_WORK REQUIRED:_
Print exactly what lies from the line with "Emit a Python" down to the line with "linea_base = [4.20] * len(categories)", counting both of those lines, but not the pictures.

Rows from a dataset of charts and code
[Begin]

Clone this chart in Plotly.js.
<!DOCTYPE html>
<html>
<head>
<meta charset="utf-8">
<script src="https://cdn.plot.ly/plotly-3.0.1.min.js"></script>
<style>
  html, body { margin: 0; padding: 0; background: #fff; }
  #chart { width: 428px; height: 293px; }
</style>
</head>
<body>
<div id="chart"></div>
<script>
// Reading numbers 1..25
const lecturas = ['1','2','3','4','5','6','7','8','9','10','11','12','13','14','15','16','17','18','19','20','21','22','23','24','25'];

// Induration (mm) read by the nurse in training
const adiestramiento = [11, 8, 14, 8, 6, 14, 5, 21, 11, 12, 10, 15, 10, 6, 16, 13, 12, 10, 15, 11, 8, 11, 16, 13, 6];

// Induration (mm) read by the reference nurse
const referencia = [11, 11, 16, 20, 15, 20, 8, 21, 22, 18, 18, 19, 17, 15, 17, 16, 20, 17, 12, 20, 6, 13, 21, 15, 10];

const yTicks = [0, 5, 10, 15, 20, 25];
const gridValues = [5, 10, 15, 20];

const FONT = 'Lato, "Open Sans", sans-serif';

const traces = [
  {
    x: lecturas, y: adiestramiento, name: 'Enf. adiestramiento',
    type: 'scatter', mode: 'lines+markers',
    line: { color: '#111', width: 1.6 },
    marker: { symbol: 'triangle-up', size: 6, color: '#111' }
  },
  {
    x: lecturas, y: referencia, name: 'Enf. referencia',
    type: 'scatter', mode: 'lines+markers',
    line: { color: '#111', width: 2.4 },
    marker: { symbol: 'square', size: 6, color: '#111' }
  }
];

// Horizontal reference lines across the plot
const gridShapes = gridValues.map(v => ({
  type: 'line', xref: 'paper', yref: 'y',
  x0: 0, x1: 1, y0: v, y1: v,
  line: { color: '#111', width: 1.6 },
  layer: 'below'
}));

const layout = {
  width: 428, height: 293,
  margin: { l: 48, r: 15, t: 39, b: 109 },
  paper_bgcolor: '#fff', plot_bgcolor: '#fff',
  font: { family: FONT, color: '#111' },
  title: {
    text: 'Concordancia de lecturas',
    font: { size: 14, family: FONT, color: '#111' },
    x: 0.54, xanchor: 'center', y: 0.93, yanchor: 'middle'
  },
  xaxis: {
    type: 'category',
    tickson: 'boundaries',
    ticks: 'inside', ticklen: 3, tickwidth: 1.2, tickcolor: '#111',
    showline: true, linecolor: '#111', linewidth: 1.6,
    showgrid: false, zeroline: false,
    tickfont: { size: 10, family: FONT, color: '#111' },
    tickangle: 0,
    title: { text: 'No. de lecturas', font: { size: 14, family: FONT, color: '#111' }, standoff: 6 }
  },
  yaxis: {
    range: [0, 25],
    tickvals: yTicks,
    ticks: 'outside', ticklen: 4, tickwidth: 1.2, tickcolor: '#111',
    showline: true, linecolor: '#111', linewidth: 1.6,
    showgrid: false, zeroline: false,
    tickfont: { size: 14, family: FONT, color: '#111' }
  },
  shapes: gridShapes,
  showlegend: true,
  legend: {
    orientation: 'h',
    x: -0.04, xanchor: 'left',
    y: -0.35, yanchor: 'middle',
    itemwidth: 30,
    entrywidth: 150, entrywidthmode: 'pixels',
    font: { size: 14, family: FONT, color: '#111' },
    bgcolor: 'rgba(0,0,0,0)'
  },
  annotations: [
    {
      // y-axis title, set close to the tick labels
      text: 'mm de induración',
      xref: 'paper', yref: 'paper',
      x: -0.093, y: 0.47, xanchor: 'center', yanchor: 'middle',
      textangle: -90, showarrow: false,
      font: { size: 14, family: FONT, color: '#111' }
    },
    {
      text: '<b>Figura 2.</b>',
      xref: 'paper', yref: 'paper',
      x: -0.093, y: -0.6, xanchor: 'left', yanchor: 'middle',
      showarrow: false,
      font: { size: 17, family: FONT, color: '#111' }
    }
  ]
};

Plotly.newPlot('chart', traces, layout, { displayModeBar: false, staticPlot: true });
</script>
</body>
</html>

[End]
[Begin]

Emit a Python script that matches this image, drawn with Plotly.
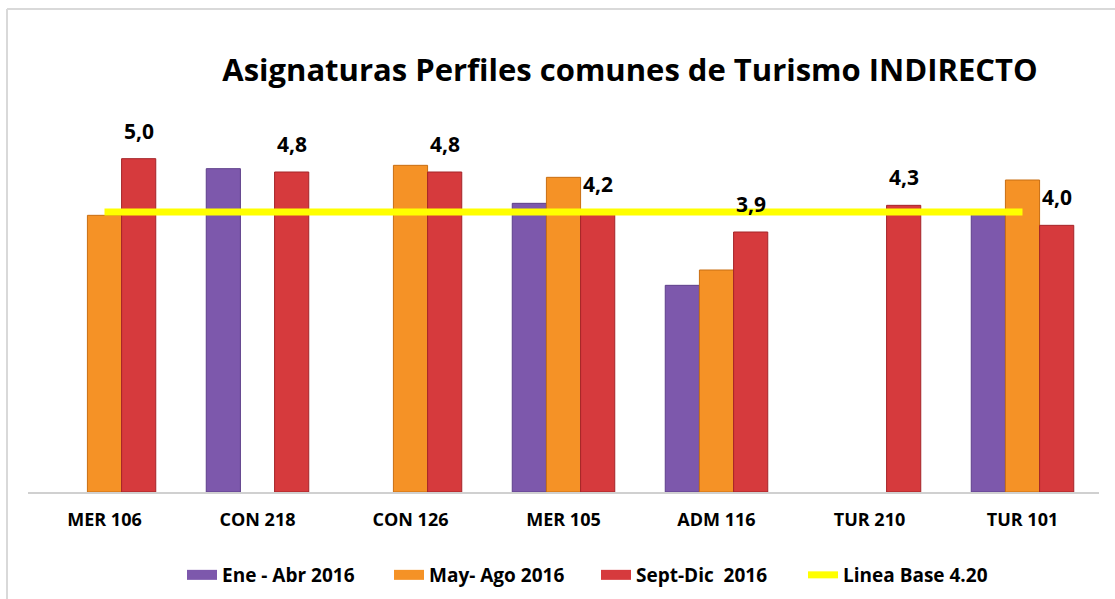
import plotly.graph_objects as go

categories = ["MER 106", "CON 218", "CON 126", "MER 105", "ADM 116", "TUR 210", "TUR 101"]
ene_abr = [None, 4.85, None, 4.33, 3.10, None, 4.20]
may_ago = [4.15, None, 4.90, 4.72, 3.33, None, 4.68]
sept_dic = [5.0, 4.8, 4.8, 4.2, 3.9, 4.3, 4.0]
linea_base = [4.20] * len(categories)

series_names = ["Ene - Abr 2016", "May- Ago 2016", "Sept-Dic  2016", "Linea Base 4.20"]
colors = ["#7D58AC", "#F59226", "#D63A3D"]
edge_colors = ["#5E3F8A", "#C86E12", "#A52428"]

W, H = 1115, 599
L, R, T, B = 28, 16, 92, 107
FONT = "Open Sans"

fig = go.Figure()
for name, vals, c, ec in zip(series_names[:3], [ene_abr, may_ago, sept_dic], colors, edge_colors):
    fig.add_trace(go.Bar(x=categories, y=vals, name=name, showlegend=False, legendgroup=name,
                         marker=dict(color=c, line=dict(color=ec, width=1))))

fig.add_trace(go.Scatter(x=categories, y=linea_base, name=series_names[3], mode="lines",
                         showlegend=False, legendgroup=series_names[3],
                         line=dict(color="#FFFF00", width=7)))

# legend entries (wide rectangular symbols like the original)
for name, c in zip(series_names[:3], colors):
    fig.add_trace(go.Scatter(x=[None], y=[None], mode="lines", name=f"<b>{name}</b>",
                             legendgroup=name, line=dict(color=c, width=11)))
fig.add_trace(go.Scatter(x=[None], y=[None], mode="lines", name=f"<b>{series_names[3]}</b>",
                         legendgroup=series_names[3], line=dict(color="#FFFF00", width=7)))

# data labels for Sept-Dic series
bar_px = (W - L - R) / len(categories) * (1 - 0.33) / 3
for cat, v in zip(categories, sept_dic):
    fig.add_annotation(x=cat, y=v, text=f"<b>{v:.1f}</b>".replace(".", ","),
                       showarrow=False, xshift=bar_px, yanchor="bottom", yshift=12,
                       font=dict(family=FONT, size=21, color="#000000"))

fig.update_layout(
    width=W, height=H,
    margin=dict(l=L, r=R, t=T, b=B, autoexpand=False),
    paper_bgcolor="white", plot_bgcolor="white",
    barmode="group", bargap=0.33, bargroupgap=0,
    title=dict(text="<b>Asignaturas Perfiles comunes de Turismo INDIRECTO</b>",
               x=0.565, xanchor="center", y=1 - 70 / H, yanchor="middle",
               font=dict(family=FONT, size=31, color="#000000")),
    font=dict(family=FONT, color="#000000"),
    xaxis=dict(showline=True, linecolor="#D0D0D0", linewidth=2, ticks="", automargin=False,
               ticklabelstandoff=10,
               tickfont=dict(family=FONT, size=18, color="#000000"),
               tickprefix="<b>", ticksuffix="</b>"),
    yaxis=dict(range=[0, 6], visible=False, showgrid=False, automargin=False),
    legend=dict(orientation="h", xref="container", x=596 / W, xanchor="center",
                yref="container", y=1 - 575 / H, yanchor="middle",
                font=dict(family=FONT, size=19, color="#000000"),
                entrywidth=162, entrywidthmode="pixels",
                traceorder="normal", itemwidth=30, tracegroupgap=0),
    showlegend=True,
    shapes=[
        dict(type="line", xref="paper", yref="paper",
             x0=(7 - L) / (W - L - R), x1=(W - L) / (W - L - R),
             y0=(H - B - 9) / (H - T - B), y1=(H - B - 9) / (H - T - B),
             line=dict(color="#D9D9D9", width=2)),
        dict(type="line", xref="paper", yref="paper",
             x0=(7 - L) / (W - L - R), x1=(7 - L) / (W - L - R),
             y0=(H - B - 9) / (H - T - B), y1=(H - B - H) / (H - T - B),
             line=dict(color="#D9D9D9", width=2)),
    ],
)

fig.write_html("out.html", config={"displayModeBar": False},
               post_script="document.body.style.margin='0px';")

[End]

_SOLUTION FOR THIS TASK:_
Emit a Python script that matches this image, drawn with Plotly.
import plotly.graph_objects as go

categories = ["MER 106", "CON 218", "CON 126", "MER 105", "ADM 116", "TUR 210", "TUR 101"]
ene_abr = [None, 4.85, None, 4.33, 3.10, None, 4.20]
may_ago = [4.15, None, 4.90, 4.72, 3.33, None, 4.68]
sept_dic = [5.0, 4.8, 4.8, 4.2, 3.9, 4.3, 4.0]
linea_base = [4.20] * len(categories)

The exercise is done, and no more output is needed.